Pohon Bukan Tiang Poster Kampanye

Banyak orang kesal ketika pohon-pohon di pinggir jalan dipaku dan ditempeli poster balon bupati, balon gubernur, bahkan balon presiden.   Pohon yang berfungsi untuk menetralisasi gas karbon monoksida dari buangan knalpot mobil dan motor ditambah lagi funginya menjadi tiang kampanye. Pohon-pohon itu disakiti untuk satu tujuan: kekuasaan yang retorikanya untuk pembangunan, untuk kebaikan, untuk kemajuan, untuk lingkungan yang lebih baik.
Salah satu calon mencoba lebih bijak dengan memasang poster di jembatan-jembatan. Mungkin ingin lebih bersahabat dengan pohon, walaupun tetap harus ada maintenance karena jangan-jangan ada tiang dan media poster yang jatuh ke sungai. Tentu saja sungai juga perlu disayangi.
Di dalam poster itu saya melihat orang-orang mimpi, guyon,  dan memoles-moles muka biar lebih ganteng dan cantik dibanding aslinya.
Saya melihat semakin banyak orang menampilkan mimpi jadi bupati dipohon-pohon dan di ruang public yang seharusnya kita benahi, kita bersihkan dengan sepenuh hati, kita rawat dan kita jaga batang dan daun-daunnya.  Sayang mimpinya hanya mimpi dirinya sendiri, karena saya, teman saya, dan banyak orang lain tidak sungguh-sungguh terlibat dalam mimpi mereka. Kita diajak untuk menjadi bagian dari mimpi mereka.  Seharusnya mereka menjadi bagian dari mimpi masyarakat.

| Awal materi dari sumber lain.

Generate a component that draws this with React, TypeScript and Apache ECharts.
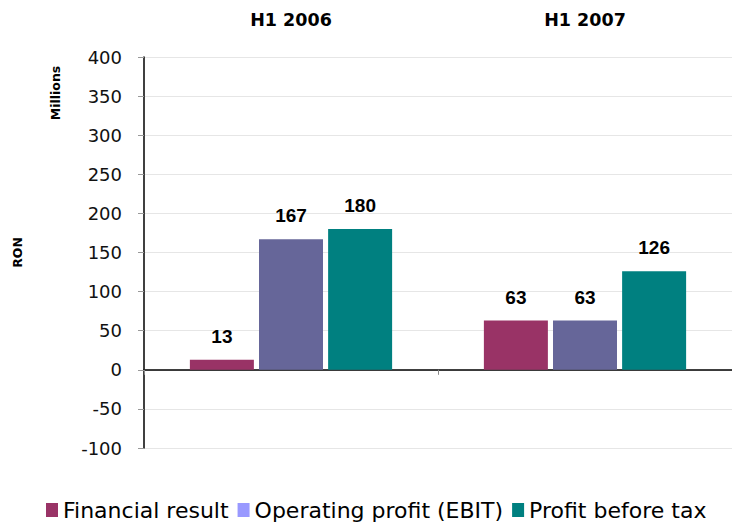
import React, { useEffect, useRef } from "react";
import * as echarts from "echarts";

const categories = ["H1 2006", "H1 2007"];
const financialResult = [13, 63];
const operatingProfit = [167, 63];
const profitBeforeTax = [180, 126];
const seriesNames = ["Financial result", "Operating profit (EBIT)", "Profit before tax"];
const yMin = -100;
const yMax = 400;
const yInterval = 50;

export default function App() {
  const ref = useRef<HTMLDivElement>(null);
  useEffect(() => {
    if (!ref.current) return;
    const chart = echarts.init(ref.current, undefined, { renderer: "svg" });
    const labelStyle = {
      show: true,
      position: "top" as const,
      distance: 14,
      fontFamily: "Liberation Sans, Arial, sans-serif",
      fontWeight: "bold" as const,
      fontSize: 19,
      color: "#000",
    };
    const mk = (name: string, data: number[], color: string) => ({
      name,
      type: "bar" as const,
      xAxisIndex: 1,
      data,
      barWidth: 64,
      barGap: "8%",
      itemStyle: { color },
      label: labelStyle,
    });
    chart.setOption({
      animation: false,
      grid: { left: 144, right: -6, top: 57, bottom: 79, containLabel: false },
      legend: {
        left: 41,
        bottom: 1,
        itemWidth: 12,
        itemHeight: 14,
        itemGap: 9,
        icon: "rect",
        textStyle: { fontFamily: "DejaVu Sans, sans-serif", fontSize: 22, color: "#000" },
        data: [
          { name: seriesNames[0], itemStyle: { color: "#993366" } },
          { name: seriesNames[1], itemStyle: { color: "#9999ff" } },
          { name: seriesNames[2], itemStyle: { color: "#008080" } },
        ],
      },
      xAxis: [
        {
          type: "category",
          data: categories,
          position: "top",
          axisLine: { show: false, onZero: false },
          axisTick: { show: false },
          axisLabel: {
            margin: 28,
            fontFamily: "DejaVu Sans, sans-serif",
            fontWeight: "bold",
            fontSize: 17.5,
            color: "#000",
          },
        },
        {
          type: "category",
          data: categories,
          position: "bottom",
          axisLine: { show: true, onZero: true, lineStyle: { color: "#000", width: 1.5 } },
          axisTick: { show: true, length: 5, lineStyle: { color: "#888", width: 1 } },
          axisLabel: { show: false },
        },
      ],
      yAxis: {
        type: "value",
        min: yMin,
        max: yMax,
        interval: yInterval,
        name: "RON",
        nameLocation: "middle",
        nameRotate: 90,
        nameGap: 120,
        nameTextStyle: {
          fontFamily: "DejaVu Sans, sans-serif",
          fontWeight: "bold",
          fontSize: 12.5,
          color: "#000",
        },
        axisLine: { show: true, lineStyle: { color: "#000", width: 1.5 } },
        axisTick: { show: true, length: 6, lineStyle: { color: "#999" } },
        splitLine: { show: true, lineStyle: { color: "#e6e6e6" } },
        axisLabel: {
          margin: 22,
          fontFamily: "DejaVu Sans, sans-serif",
          fontSize: 18,
          color: "#111",
        },
      },
      graphic: [
        {
          type: "text",
          x: 55,
          y: 93,
          rotation: Math.PI / 2,
          style: {
            text: "Millions",
            fontFamily: "DejaVu Sans, sans-serif",
            fontWeight: "bold",
            fontSize: 12.5,
            fill: "#000",
            align: "center",
            verticalAlign: "middle",
          },
        },
      ],
      series: [
        mk(seriesNames[0], financialResult, "#993366"),
        mk(seriesNames[1], operatingProfit, "#666699"),
        mk(seriesNames[2], profitBeforeTax, "#008080"),
      ],
    });
    return () => chart.dispose();
  }, []);
  return <div ref={ref} style={{ width: 732, height: 527, position: "absolute", left: 0, top: 0 }} />;
}
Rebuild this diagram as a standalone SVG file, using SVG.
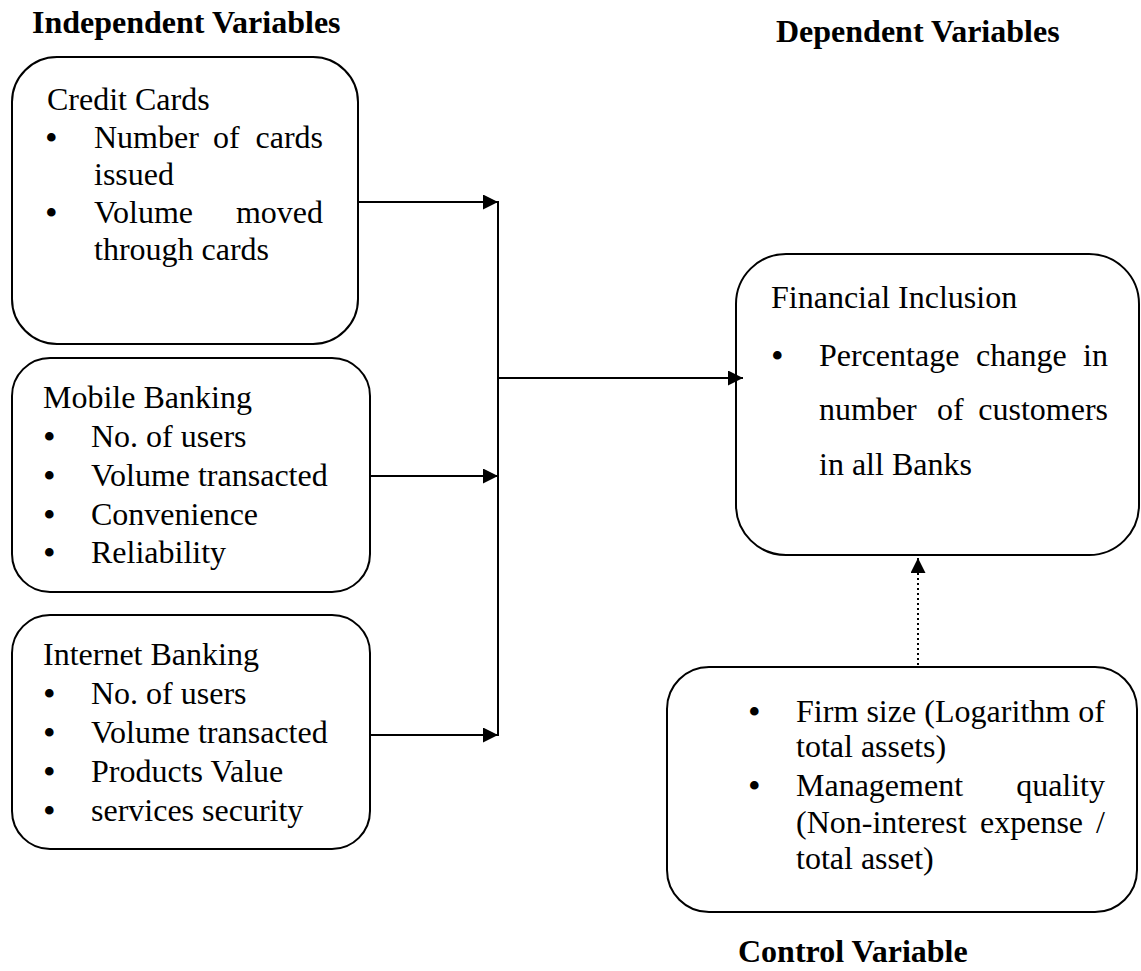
<svg xmlns="http://www.w3.org/2000/svg" width="1141" height="971" viewBox="0 0 1141 971">
<style>
text{font-family:"Liberation Serif","Times New Roman",serif;font-size:32px;fill:#000}
.h{font-weight:bold}
.b{font-size:36px}
.box{fill:#fff;stroke:#000;stroke-width:2}
.c{stroke:#000;stroke-width:2;fill:none}
.d{stroke:#000;stroke-width:2;fill:none;stroke-dasharray:2 3}
</style>
<defs>
<marker id="ah" markerUnits="userSpaceOnUse" markerWidth="16" markerHeight="16" refX="15" refY="7.5" orient="auto">
<path d="M0,0 L15,7.5 L0,15 z" fill="#000"/>
</marker>
</defs>
<rect width="1141" height="971" fill="#fff"/>
<g id="headings">
<text class="h" x="32" y="33">Independent Variables</text>
<text class="h" x="776" y="42">Dependent Variables</text>
<text class="h" x="738" y="962">Control Variable</text>
</g>
<g id="credit-cards">
<rect class="box" x="12" y="57" width="346" height="287" rx="45" ry="45"/>
<text x="47" y="110">Credit Cards</text>
<text class="b" x="45" y="150">•</text>
<text x="94" y="148">Number</text><text x="213" y="148">of</text><text x="323" y="148" text-anchor="end">cards</text>
<text x="94" y="185">issued</text>
<text class="b" x="45" y="225">•</text>
<text x="94" y="223">Volume</text><text x="323" y="223" text-anchor="end">moved</text>
<text x="94" y="260">through cards</text>
</g>
<g id="mobile-banking">
<rect class="box" x="12" y="358" width="358" height="234" rx="38" ry="38"/>
<text x="43" y="408">Mobile Banking</text>
<text class="b" x="43" y="449">•</text><text x="91" y="447">No. of users</text>
<text class="b" x="43" y="488">•</text><text x="91" y="486">Volume transacted</text>
<text class="b" x="43" y="527">•</text><text x="91" y="525">Convenience</text>
<text class="b" x="43" y="565">•</text><text x="91" y="563">Reliability</text>
</g>
<g id="internet-banking">
<rect class="box" x="12" y="615" width="358" height="234" rx="38" ry="38"/>
<text x="43" y="665">Internet Banking</text>
<text class="b" x="43" y="706">•</text><text x="91" y="704">No. of users</text>
<text class="b" x="43" y="745">•</text><text x="91" y="743">Volume transacted</text>
<text class="b" x="43" y="784">•</text><text x="91" y="782">Products Value</text>
<text class="b" x="43" y="823">•</text><text x="91" y="821">services security</text>
</g>
<g id="financial-inclusion">
<rect class="box" x="736" y="254" width="403" height="301" rx="50" ry="50"/>
<text x="771" y="308">Financial Inclusion</text>
<text class="b" x="771" y="368">•</text>
<text x="819" y="366">Percentage</text><text x="976" y="366">change</text><text x="1108" y="366" text-anchor="end">in</text>
<text x="819" y="420">number</text><text x="937" y="420">of</text><text x="1108" y="420" text-anchor="end">customers</text>
<text x="819" y="475">in all Banks</text>
</g>
<g id="control-variable">
<rect class="box" x="667" y="667" width="470" height="245" rx="42" ry="42"/>
<text class="b" x="748" y="724">•</text>
<text x="796" y="722" textLength="309" lengthAdjust="spacing">Firm size (Logarithm of</text>
<text x="796" y="757">total assets)</text>
<text class="b" x="748" y="798">•</text>
<text x="796" y="796">Management</text><text x="1105" y="796" text-anchor="end">quality</text>
<text x="796" y="833">(Non-interest</text><text x="980" y="833">expense</text><text x="1105" y="833" text-anchor="end">/</text>
<text x="796" y="869">total asset)</text>
</g>
<g id="connectors">
<line class="c" x1="358" y1="202" x2="498" y2="202" marker-end="url(#ah)"/>
<line class="c" x1="370" y1="476" x2="498" y2="476" marker-end="url(#ah)"/>
<line class="c" x1="370" y1="735" x2="498" y2="735" marker-end="url(#ah)"/>
<line class="c" x1="498" y1="201" x2="498" y2="736"/>
<line class="c" x1="498" y1="378" x2="743" y2="378" marker-end="url(#ah)"/>
<line class="d" x1="918" y1="665" x2="918" y2="558" marker-end="url(#ah)"/>
</g>
</svg>
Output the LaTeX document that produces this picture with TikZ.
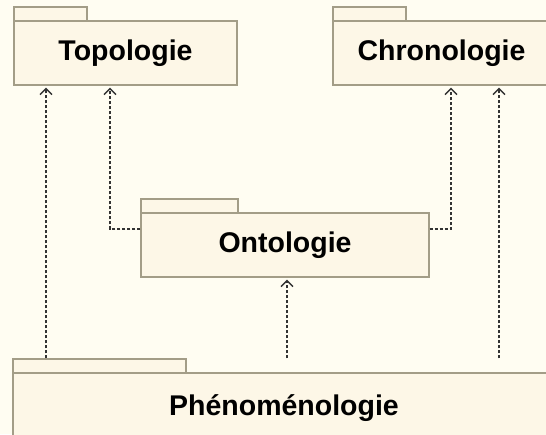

Di batang pepohonan yang diam menangis itu saya juga lihat banyak pejabat publik dan politisi berguyon. Bukankah guyon kalau ada orang mengajak membangun, padahal kampanya saja dari menghisap APBD, di sisi lain mengajak berubah, padahal partainya status quo, ada yang tampil sangat innocent dan pampak shaleh padahal sehari-hari hanya sibuk mengklaim “kapling akhirat” seolah-olah pihak lain selalu tidak benar. Sibuk mengamankan kepentingannya untuk orang-orangnya saja dengan sebisa mungkin monopoli program dan jabatan dengan alasan  karena orang-orangnya lebih benar, bukan sibuk mengajak orang yang mereka tuding sebagai tidak benar  menjadi lebih benar.
Selebihnya pohon-pohon itu berfungsi sebagai ruang salon tempat para politisi yang kita cintai memoles wajah mereka.  Mereka tampil lebih ganteng, lebih murah senyum, lebih cantik, lebih pintar, lebih ramah dibandingkan aslinya…
Tentu saja boleh, karena betatapun jauh dari karakter aslinya kita tidak bisa menuntut mereka karena terlibat  “kebohongan public” dalam memasang wajah, ekspresi dan statement mereka.